- _Problem to work on_:
In the listing that follows, retype every line from the first through the one containing "from matplotlib.ticker import FuncFormatter". Pictures are to be left out.

(Figure scripts)
________
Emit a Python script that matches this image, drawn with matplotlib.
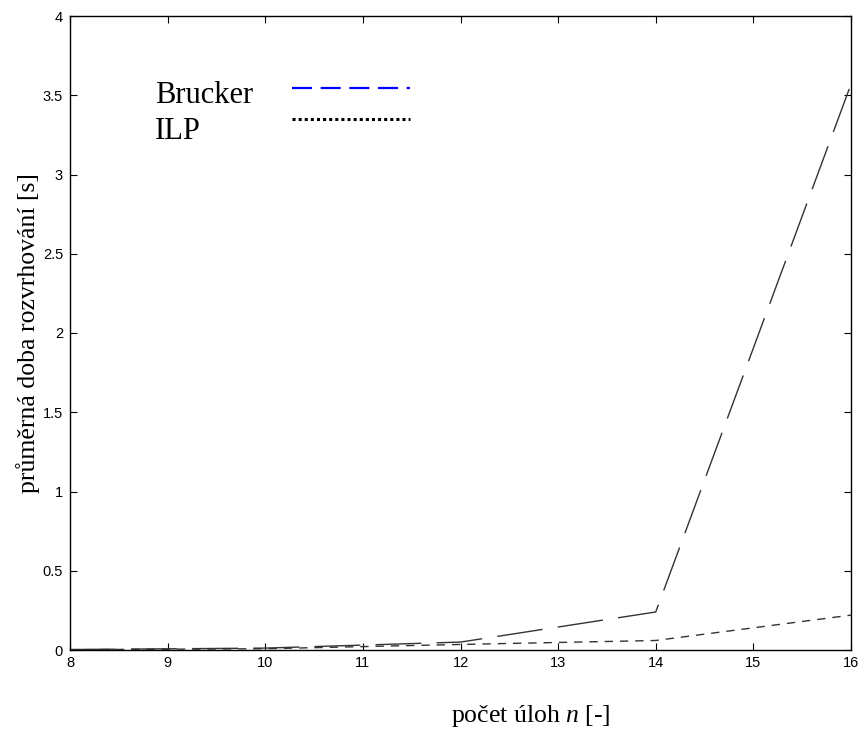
import matplotlib
matplotlib.use("Agg")
import matplotlib.pyplot as plt
from matplotlib.lines import Line2D
from matplotlib.ticker import FuncFormatter

n_values = [8, 10, 12, 14, 16]
brucker = [0.003, 0.012, 0.05, 0.24, 3.57]
ilp = [0.002, 0.008, 0.035, 0.06, 0.22]
x_ticks = [8, 9, 10, 11, 12, 13, 14, 15, 16]
y_ticks = [0, 0.5, 1, 1.5, 2, 2.5, 3, 3.5, 4]
legend_labels = ["Brucker", "ILP"]
x_label = "počet úloh $\\mathit{n}$ [-]"
y_label = "průměrná doba rozvrhování [s]"

plt.rcParams['mathtext.fontset'] = 'custom'
plt.rcParams['mathtext.it'] = 'Liberation Serif:italic'
plt.rcParams['mathtext.rm'] = 'Liberation Serif'

W, H = 864, 729
fig = plt.figure(figsize=(W / 100, H / 100), dpi=100)
ax = fig.add_axes([70 / W, 79 / H, 781 / W, 634 / H])

ax.plot(n_values, brucker, color="#333333", lw=1.0, dashes=(33, 11))
ax.plot(n_values, ilp, color="#333333", lw=1.0, dashes=(6, 5))

ax.set_xlim(8, 16)
ax.set_ylim(0, 4)
ax.set_xticks(x_ticks)
ax.set_yticks(y_ticks)
ax.yaxis.set_major_formatter(FuncFormatter(lambda v, p: f"{v:g}"))
ax.tick_params(direction="in", length=5, width=0.8, top=True, right=True,
               labelsize=10.5)
ax.tick_params(axis="x", pad=4)
ax.tick_params(axis="y", pad=5)
for lab in ax.get_xticklabels() + ax.get_yticklabels():
    lab.set_fontfamily("Liberation Sans")
for s in ax.spines.values():
    s.set_linewidth(1.0)

ax.set_xlabel(x_label, fontsize=18.5, fontfamily="Liberation Serif")
ax.xaxis.set_label_coords(0.59, -0.083)
ax.set_ylabel(y_label, fontsize=18.5, fontfamily="Liberation Serif")
ax.yaxis.set_label_coords(-0.038, 0.5)

# legend labels (text), left aligned
label_baselines = [103, 139]
for lbl, yb in zip(legend_labels, label_baselines):
    fig.text(155 / W, 1 - yb / H, lbl, fontsize=22, fontfamily="Liberation Serif",
             va="baseline", ha="left")

# legend keys
handles = [
    Line2D([], [], color="blue", lw=1.6, dashes=(9, 3.9)),
    Line2D([], [], color="black", lw=2.2, dashes=(1, 1)),
]
leg = ax.legend(handles, ["", ""], loc="upper left",
                bbox_to_anchor=(292 / W, 1 - 77 / H), bbox_transform=fig.transFigure,
                frameon=False, handlelength=3.86, handletextpad=0,
                labelspacing=0.05, borderpad=0, borderaxespad=0,
                prop={"family": "Liberation Serif", "size": 22})

fig.savefig("out.png", dpi=100)
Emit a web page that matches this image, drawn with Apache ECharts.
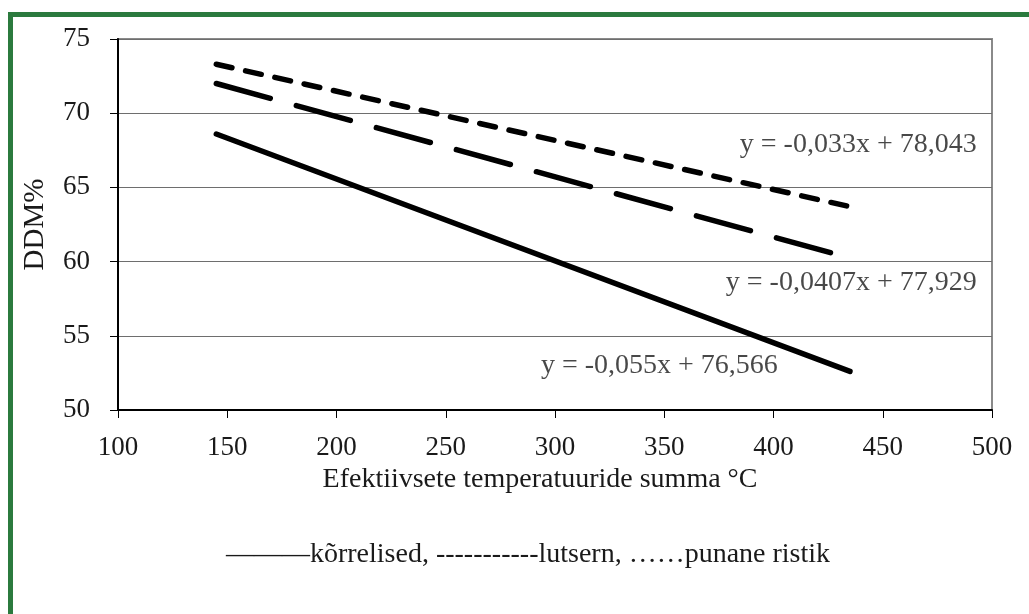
<!DOCTYPE html>
<html>
<head>
<meta charset="utf-8">
<script src="https://cdn.jsdelivr.net/npm/echarts@6/dist/echarts.min.js"></script>
<style>
html,body{margin:0;padding:0;background:#fff;}
#frame{position:absolute;left:8px;top:12px;width:1021px;height:602px;border-left:5px solid #2b7a3e;border-top:5px solid #2b7a3e;box-sizing:border-box;}
#chart{position:absolute;left:0;top:0;width:1029px;height:614px;}
</style>
</head>
<body>
<div id="frame"></div>
<div id="chart"></div>
<script>
// Data (trendline endpoints)
const korrelisedX = [145, 435];
const korrelisedY = [68.6, 52.6];
const lutsernX = [145, 431];
const lutsernY = [72.0, 60.4];
const ristikX = [145, 435];
const ristikY = [73.3, 63.7];

// Equation labels and their anchor (right edge / middle) in data coordinates
const eqTexts = ['y = -0,033x + 78,043', 'y = -0,0407x + 77,929', 'y = -0,055x + 76,566'];
const eqX = [493, 493, 402];
const eqY = [67.85, 58.6, 53.0];

const xTicks = [100, 150, 200, 250, 300, 350, 400, 450, 500];
const yTicks = [50, 55, 60, 65, 70, 75];

const xName = 'Efektiivsete temperatuuride summa °C';
const yName = 'DDM%';
const legendText = '———kõrrelised, -----------lutsern, ……punane ristik';

const FONT = '"Liberation Serif", "DejaVu Serif", serif';
const TXT = '#1a1a1a';

function pairs(xs, ys) { return xs.map((x, i) => [x, ys[i]]); }

const chart = echarts.init(document.getElementById('chart'), null, {renderer: 'canvas'});
chart.setOption({
  backgroundColor: 'transparent',
  animation: false,
  grid: {left: 118, right: 37, top: 39, bottom: 204, show: true, borderColor: '#8a8a8a', borderWidth: 2, backgroundColor: 'transparent'},
  xAxis: {
    type: 'value', min: xTicks[0], max: xTicks[xTicks.length - 1], interval: 50,
    name: xName, nameLocation: 'middle', nameGap: 48,
    nameTextStyle: {fontFamily: FONT, fontSize: 28, color: TXT, padding: [0, 30, 0, 0]},
    axisLine: {show: true, lineStyle: {color: '#000', width: 2}},
    axisTick: {show: true, inside: false, length: 8, lineStyle: {color: '#000', width: 1}},
    axisLabel: {fontFamily: FONT, fontSize: 27, color: TXT, margin: 24},
    splitLine: {show: false}
  },
  yAxis: {
    type: 'value', min: yTicks[0], max: yTicks[yTicks.length - 1], interval: 5,
    name: yName, nameLocation: 'middle', nameGap: 68,
    nameTextStyle: {fontFamily: FONT, fontSize: 29, color: TXT},
    axisLine: {show: true, lineStyle: {color: '#000', width: 2}},
    axisTick: {show: true, inside: false, length: 8, lineStyle: {color: '#000', width: 1}},
    axisLabel: {fontFamily: FONT, fontSize: 27, color: TXT, margin: 28},
    splitLine: {show: true, lineStyle: {color: '#6e6e6e', width: 1}}
  },
  series: [
    {
      name: 'kõrrelised', type: 'line', data: pairs(korrelisedX, korrelisedY),
      symbol: 'none', silent: true,
      lineStyle: {color: '#000', width: 5.5, cap: 'round', type: 'solid'}
    },
    {
      name: 'lutsern', type: 'line', data: pairs(lutsernX, lutsernY),
      symbol: 'none', silent: true,
      lineStyle: {color: '#000', width: 5.5, cap: 'round', type: [56, 27]}
    },
    {
      name: 'punane ristik', type: 'line', data: pairs(ristikX, ristikY),
      symbol: 'none', silent: true,
      lineStyle: {color: '#000', width: 5.5, cap: 'round', type: [16, 14]}
    },
    {
      name: 'equations', type: 'scatter', silent: true,
      symbolSize: 0,
      data: eqTexts.map((t, i) => ({value: [eqX[i], eqY[i]], label: {formatter: t}})),
      label: {show: true, position: 'left', distance: 0, fontFamily: FONT, fontSize: 28, color: TXT}
    }
  ],
  graphic: [
    {
      type: 'text', x: 528, y: 555,
      style: {text: legendText, font: '28px ' + FONT, fill: TXT, textAlign: 'center', textVerticalAlign: 'middle'}
    }
  ]
});
</script>
</body>
</html>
________
- _Solution to this exercise_:
Emit a Python script that matches this image, drawn with matplotlib.
import matplotlib
matplotlib.use("Agg")
import matplotlib.pyplot as plt
from matplotlib.lines import Line2D
from matplotlib.ticker import FuncFormatter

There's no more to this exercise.